6. “For all who exalt themselves will be humbled, and those who humble themselves will be exalted.”
a. If we take the farthest spot from the host, are we doing that so we can be made to move closer? – is it a way of feigning humbleness?
b. If we take the farthest spot from the host, will we be satisfied with that spot, especially if we are not moved closer to the host?
7. I’m glad Maria is my wife. She keeps me humble. When I begin to brag about myself, she has a way of making sure I don’t get too big for my britches. I realize that I am not any better than anyone else. I cannot demand a better spot, closer to the host. But if the host moves me closer, then that is alright. If the host leaves me where I am, then that is alright. For it is in these social situations that we discover who we are. I don’t know about you, but I would much rather humble myself than have someone humble me! But humbleness also leads us to see another side of life, how we can be hospitable to others.
C. Who are we to invite to a dinner at our place? (14:12-14)
1. Our family and friends do pay us back after we have them over for dinner
2. The poor, the crippled, the lame, & the blind cannot repay us with a dinner invitation
3. Why would we invite the poor, the crippled, the lame, & the blind to dinner?

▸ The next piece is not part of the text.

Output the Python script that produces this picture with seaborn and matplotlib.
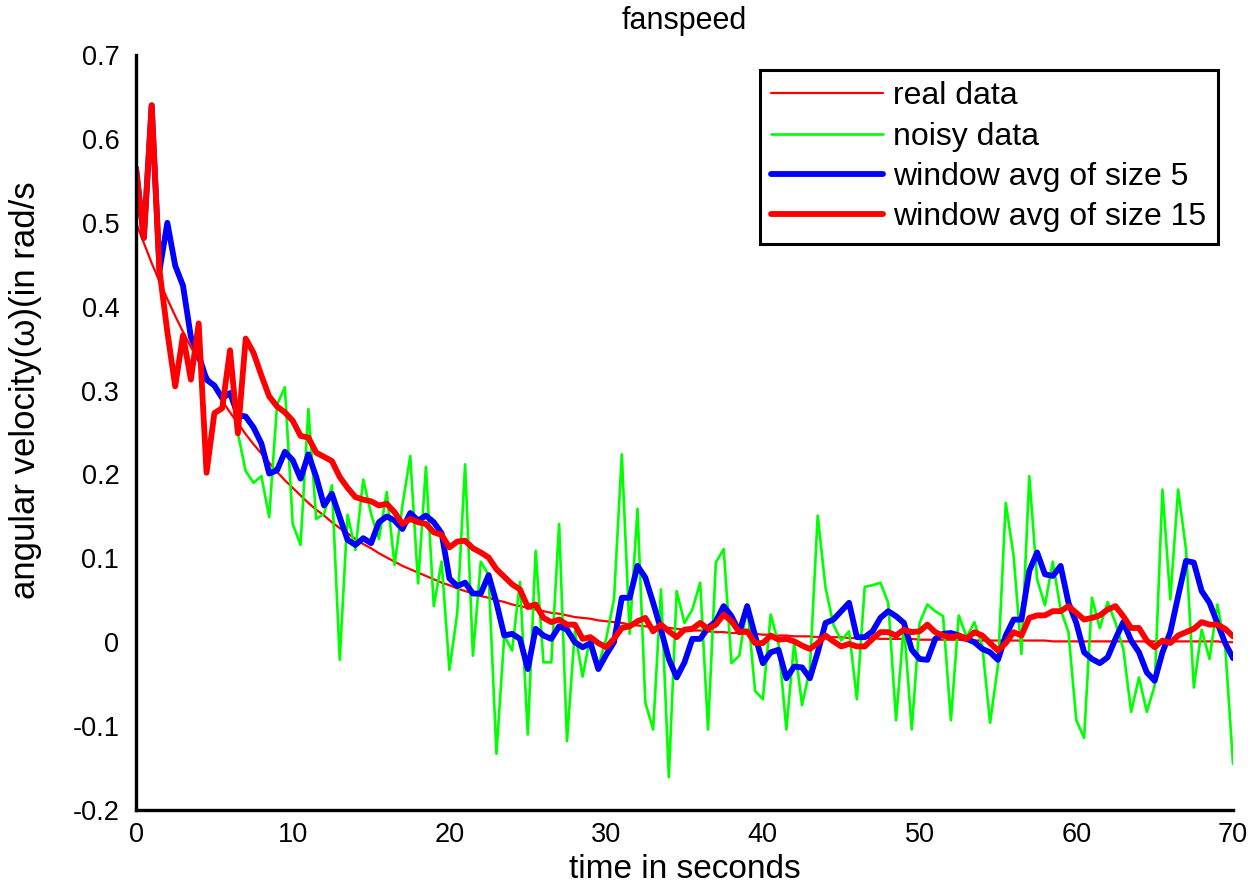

4. For our sins made us poor, crippled, lame, and blind, yet Jesus invites us to his table! That is the Lord’s Table – Holy Communion – the marriage supper of the Lamb (Revelation 19:6-9)

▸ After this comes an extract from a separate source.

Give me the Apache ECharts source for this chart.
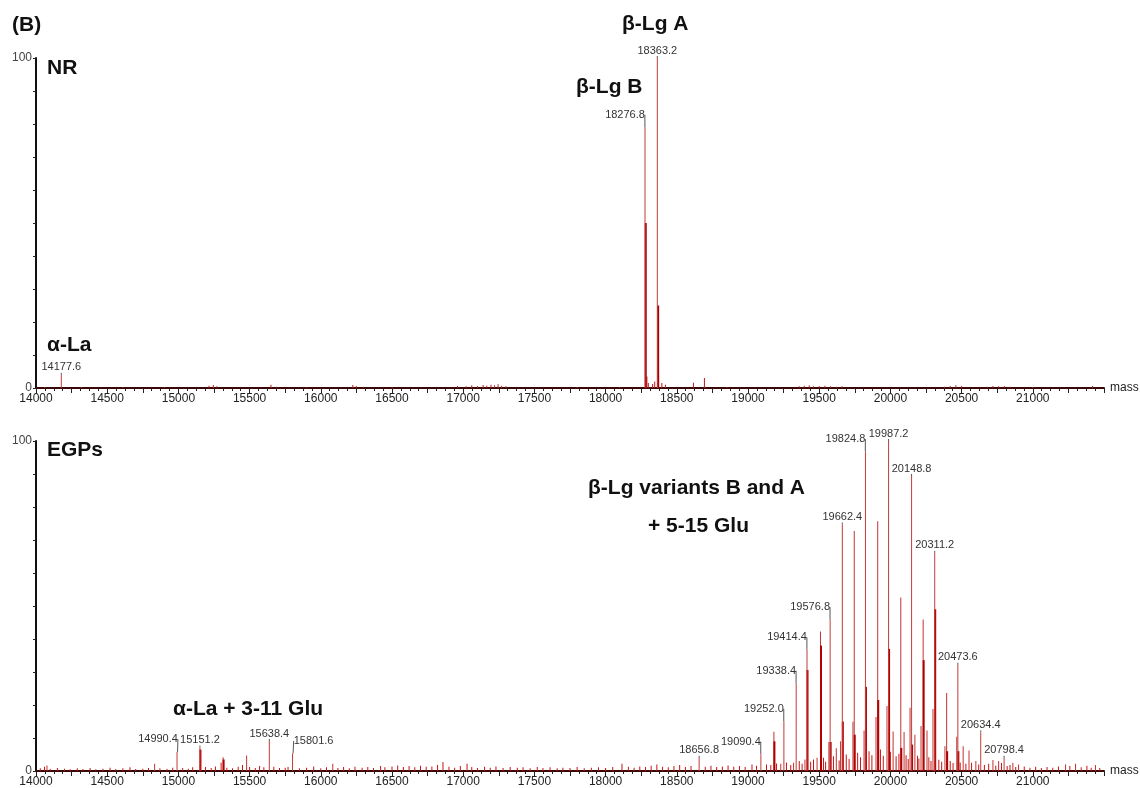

5. If we can wait to get repaid, then we invite the poor, the crippled, the lame, and the blind to dinner
6. We eat with them – the poor, the crippled, the lame, & the blind are humans
7. The resurrection of the righteous (Daniel 12:1-3)
a. Jesus rose from the grave by the power of God
b. We will rise from the grave by the power of God
c. Some will go onto eternal contempt
d. Other will go onto spend time with Jesus – what a reward for living our faith!
8. Can we wait to be repaid at the resurrection of the righteous? If we cannot wait to be repaid, then I guess we keep on inviting our friends and family to dinner. Then they keep on inviting us to dinner at their place. I have to work on this idea myself. This idea of inviting the poor, the crippled, the lame, and the blind hits me. I have not done this sort of inviting for any dinner. I have helped at a soup kitchen. I have delivered food to the poor at Christmas time. But I have not invited any poor, crippled, lame, or blind neighbors to eat with me. I can only imagine the things I will learn, the people I would get to know, and the joy of dining with someone new.
Go ahead and invite the poor neighbors to dinner. Go ahead and bring the crippled right up to your supper table. Make a way for the lame to dine with you. Clear a spot for the blind to feast with you. I am going to find a way to get this done in my life. How about you?
Are we learning to place others before ourselves? Are we learning to live our faith? For when we humbly invite the poor, the crippled, the lame, and the blind, then our faith in God lives. Then at the resurrection of the righteous we may receive an invitation to sit at the marriage feast of the Lamb.
Consider today whom you are going to invite to dinner. Go ahead and invite that neighbor.
Of course, if we are already having our poor, our crippled, our lame, and our blind neighbors over for dinner, then carry on! God will repay you at the resurrection of the righteous!